#### [LISTED RECORDS]
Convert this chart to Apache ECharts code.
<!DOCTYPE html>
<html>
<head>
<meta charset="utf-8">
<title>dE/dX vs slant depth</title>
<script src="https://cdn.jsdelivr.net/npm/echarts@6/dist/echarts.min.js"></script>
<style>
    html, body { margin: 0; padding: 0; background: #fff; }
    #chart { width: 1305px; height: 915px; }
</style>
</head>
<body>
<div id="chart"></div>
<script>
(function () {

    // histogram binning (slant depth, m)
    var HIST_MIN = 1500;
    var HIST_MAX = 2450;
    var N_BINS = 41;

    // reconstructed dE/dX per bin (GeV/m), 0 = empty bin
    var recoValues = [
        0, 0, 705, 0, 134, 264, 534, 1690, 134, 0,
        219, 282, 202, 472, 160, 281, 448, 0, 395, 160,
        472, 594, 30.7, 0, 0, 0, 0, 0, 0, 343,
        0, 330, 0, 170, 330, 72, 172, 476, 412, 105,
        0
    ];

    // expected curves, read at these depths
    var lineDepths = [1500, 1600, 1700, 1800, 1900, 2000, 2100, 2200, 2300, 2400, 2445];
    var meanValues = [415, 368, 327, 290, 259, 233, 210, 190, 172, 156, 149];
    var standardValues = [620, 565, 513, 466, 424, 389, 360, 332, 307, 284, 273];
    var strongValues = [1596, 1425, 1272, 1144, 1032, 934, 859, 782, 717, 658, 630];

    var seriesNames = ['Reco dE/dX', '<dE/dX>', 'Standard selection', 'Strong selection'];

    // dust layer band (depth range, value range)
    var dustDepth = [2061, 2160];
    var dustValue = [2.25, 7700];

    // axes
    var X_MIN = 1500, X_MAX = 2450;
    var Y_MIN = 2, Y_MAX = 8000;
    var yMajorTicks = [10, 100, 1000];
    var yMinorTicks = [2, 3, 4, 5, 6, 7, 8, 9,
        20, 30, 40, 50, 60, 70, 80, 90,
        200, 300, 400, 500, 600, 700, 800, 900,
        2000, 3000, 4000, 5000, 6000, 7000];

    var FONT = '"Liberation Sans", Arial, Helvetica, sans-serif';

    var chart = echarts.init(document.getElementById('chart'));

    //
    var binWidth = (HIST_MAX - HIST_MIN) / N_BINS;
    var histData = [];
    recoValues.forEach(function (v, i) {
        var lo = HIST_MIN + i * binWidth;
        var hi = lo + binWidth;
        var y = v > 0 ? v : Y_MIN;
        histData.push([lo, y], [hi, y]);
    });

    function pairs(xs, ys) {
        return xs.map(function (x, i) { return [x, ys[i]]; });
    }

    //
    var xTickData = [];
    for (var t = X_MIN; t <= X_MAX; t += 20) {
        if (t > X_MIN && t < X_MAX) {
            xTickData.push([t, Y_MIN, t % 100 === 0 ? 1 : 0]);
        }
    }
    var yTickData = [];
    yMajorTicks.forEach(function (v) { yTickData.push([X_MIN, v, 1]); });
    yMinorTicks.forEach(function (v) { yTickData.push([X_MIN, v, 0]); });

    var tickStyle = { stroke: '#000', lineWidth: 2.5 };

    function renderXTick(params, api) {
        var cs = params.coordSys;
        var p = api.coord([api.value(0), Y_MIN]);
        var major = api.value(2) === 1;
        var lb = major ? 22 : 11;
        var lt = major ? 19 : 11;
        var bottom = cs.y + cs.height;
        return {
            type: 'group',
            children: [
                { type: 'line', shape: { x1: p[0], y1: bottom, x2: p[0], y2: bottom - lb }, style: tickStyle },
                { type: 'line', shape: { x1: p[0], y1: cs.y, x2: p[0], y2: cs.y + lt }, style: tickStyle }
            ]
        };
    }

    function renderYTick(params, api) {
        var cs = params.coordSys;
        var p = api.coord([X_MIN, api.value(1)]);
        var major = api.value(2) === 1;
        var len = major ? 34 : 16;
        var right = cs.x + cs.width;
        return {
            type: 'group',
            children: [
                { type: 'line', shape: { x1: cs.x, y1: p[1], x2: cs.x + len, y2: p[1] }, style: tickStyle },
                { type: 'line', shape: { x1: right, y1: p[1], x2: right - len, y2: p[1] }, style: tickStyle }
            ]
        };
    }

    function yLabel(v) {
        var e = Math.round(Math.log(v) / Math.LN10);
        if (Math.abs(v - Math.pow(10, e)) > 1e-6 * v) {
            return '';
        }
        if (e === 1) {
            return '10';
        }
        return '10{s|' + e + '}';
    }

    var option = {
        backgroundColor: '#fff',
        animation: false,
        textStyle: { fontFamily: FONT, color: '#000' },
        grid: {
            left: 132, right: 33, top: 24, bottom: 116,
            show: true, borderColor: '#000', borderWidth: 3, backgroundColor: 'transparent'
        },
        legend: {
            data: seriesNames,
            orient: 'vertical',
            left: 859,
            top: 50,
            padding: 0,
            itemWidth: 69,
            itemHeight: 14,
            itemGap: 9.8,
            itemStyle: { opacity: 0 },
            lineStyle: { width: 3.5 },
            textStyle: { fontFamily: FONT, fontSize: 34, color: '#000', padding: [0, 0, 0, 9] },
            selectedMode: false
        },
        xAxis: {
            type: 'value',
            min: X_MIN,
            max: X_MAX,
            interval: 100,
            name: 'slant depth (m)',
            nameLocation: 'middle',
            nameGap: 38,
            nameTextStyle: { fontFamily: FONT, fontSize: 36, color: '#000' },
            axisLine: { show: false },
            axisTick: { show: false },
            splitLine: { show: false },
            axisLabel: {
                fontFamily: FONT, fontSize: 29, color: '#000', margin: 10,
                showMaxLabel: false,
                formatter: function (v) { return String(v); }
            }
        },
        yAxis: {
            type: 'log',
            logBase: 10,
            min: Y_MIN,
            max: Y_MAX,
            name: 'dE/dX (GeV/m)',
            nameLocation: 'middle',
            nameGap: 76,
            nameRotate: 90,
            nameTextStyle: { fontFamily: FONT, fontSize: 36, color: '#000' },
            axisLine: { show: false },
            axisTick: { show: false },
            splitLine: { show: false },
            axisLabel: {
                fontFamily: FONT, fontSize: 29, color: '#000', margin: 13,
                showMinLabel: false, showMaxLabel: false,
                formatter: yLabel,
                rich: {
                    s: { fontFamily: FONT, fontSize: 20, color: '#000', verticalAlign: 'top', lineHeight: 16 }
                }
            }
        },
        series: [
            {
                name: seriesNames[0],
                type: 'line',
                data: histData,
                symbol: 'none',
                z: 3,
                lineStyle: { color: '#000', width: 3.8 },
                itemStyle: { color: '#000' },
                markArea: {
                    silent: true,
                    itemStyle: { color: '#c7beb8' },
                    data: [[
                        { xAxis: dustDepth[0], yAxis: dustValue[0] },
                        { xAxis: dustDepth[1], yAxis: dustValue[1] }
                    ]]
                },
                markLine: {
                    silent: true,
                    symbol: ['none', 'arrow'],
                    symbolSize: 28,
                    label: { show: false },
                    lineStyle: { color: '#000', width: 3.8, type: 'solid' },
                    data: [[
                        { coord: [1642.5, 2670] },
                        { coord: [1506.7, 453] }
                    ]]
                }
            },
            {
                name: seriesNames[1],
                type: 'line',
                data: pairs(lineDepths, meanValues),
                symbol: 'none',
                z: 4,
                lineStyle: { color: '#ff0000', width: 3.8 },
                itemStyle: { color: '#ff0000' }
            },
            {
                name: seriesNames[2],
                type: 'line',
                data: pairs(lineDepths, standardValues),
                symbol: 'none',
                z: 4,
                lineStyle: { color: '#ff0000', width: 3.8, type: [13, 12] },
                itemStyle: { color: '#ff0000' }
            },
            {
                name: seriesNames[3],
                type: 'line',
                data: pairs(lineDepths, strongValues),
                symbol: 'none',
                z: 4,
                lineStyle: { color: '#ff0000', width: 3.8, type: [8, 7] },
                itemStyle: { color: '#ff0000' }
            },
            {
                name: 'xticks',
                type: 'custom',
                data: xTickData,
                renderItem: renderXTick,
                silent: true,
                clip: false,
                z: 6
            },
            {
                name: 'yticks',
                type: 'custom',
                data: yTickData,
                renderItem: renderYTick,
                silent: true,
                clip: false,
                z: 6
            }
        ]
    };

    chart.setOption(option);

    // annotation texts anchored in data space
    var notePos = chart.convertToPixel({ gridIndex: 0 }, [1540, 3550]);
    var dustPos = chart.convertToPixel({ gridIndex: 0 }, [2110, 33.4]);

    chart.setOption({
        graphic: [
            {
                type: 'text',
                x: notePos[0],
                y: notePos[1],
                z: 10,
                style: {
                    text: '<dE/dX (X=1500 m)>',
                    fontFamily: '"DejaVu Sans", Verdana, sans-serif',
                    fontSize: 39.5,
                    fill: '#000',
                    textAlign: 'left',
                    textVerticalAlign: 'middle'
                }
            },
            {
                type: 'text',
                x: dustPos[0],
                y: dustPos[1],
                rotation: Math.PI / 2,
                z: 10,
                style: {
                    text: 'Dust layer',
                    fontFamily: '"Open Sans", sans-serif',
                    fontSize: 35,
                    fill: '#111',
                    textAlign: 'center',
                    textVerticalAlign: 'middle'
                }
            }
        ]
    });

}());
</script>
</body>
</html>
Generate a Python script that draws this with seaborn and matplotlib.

#### [WORK TO BE COMPLETED]
Quote exactly the stretch of lines above that starts at the first one and ends at the line with "var chart = echarts.init(document.getElementById('chart'));", and nothing beyond it.

#### [COMPLETE ANSWER]
Convert this chart to Apache ECharts code.
<!DOCTYPE html>
<html>
<head>
<meta charset="utf-8">
<title>dE/dX vs slant depth</title>
<script src="https://cdn.jsdelivr.net/npm/echarts@6/dist/echarts.min.js"></script>
<style>
    html, body { margin: 0; padding: 0; background: #fff; }
    #chart { width: 1305px; height: 915px; }
</style>
</head>
<body>
<div id="chart"></div>
<script>
(function () {

    // histogram binning (slant depth, m)
    var HIST_MIN = 1500;
    var HIST_MAX = 2450;
    var N_BINS = 41;

    // reconstructed dE/dX per bin (GeV/m), 0 = empty bin
    var recoValues = [
        0, 0, 705, 0, 134, 264, 534, 1690, 134, 0,
        219, 282, 202, 472, 160, 281, 448, 0, 395, 160,
        472, 594, 30.7, 0, 0, 0, 0, 0, 0, 343,
        0, 330, 0, 170, 330, 72, 172, 476, 412, 105,
        0
    ];

    // expected curves, read at these depths
    var lineDepths = [1500, 1600, 1700, 1800, 1900, 2000, 2100, 2200, 2300, 2400, 2445];
    var meanValues = [415, 368, 327, 290, 259, 233, 210, 190, 172, 156, 149];
    var standardValues = [620, 565, 513, 466, 424, 389, 360, 332, 307, 284, 273];
    var strongValues = [1596, 1425, 1272, 1144, 1032, 934, 859, 782, 717, 658, 630];

    var seriesNames = ['Reco dE/dX', '<dE/dX>', 'Standard selection', 'Strong selection'];

    // dust layer band (depth range, value range)
    var dustDepth = [2061, 2160];
    var dustValue = [2.25, 7700];

    // axes
    var X_MIN = 1500, X_MAX = 2450;
    var Y_MIN = 2, Y_MAX = 8000;
    var yMajorTicks = [10, 100, 1000];
    var yMinorTicks = [2, 3, 4, 5, 6, 7, 8, 9,
        20, 30, 40, 50, 60, 70, 80, 90,
        200, 300, 400, 500, 600, 700, 800, 900,
        2000, 3000, 4000, 5000, 6000, 7000];

    var FONT = '"Liberation Sans", Arial, Helvetica, sans-serif';

    var chart = echarts.init(document.getElementById('chart'));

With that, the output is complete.